Like all the other marches, this one was organized by teenagers. I'm simply impressed by the job they did. I confirmed to no fewer than twelve people that, yes, I am registered to vote at my current address. Booths were set up to provide information on gun laws and local politicians' stances on said laws. They even remembered to book the aforementioned Port-A-Potties. Had I been charged with organizing such an event I wouldn't have thought of Port-A-Potties. Because I had access to a non-public bathroom and I don't give two shits where everyone else shits as long as it's not in my bathroom.
 
After spending the day among the youth of America, I learned three very important things.

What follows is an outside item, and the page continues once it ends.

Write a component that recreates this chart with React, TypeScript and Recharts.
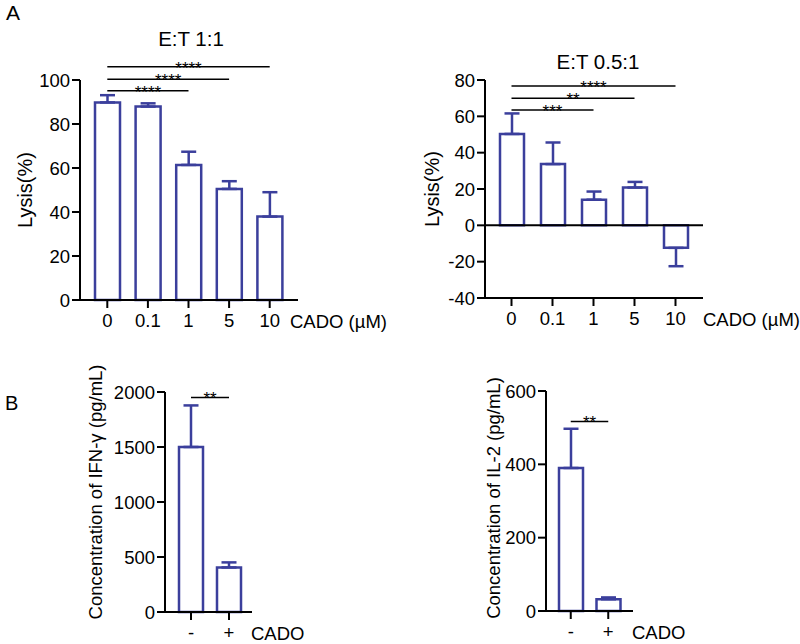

1. Sixteen-year-olds can register to vote.
(Note to my sister and her teacher friends: Get your smart students registered to vote. Tell the dumber students you have to own a house to vote or some stupid shit like that. Make up an amendment if you have to.)


2. I can now Air-Drop photos.
What a nifty little trick. Shut up. Someone had to show you, too.


3. I can delete an unwanted comment on Instagram.
I didn't learn how to do this before because I never needed to. However, some gun nut troll decided he wanted to write a poorly written book of comments under this picture. 

 
Not on my Instagram, motherfucker. 

For more on my thoughts about motherfuckers see:  Paranoia Will Destroy Ya

My favorite part of the day came on the walk back to the car. We cut through the state capital lawn and discovered people leaving their signs at the statue of George Washington. There was some debate as to whether the statue was of Washington or Jefferson. It's not the best likeness of either. Dee Dee On The Street located the plaque confirming it was supposed to be Washington. 

 
Then a man walking nearby with his young son had the best idea ever. People should put their pussy hats on the Confederate monuments. (He said pink, not pussy, in front of the kid. I'm pretty sure the kid doesn't read my blog, so pussy it is.) I was disappointed I didn't have a pussy hat and that I didn't think of it myself. This has got to become a thing.

If you live in a state adorned with Confederate monuments, won't you consider placing a pussy hat on the head of a Confederate soldier? It may be the most important thing you do today.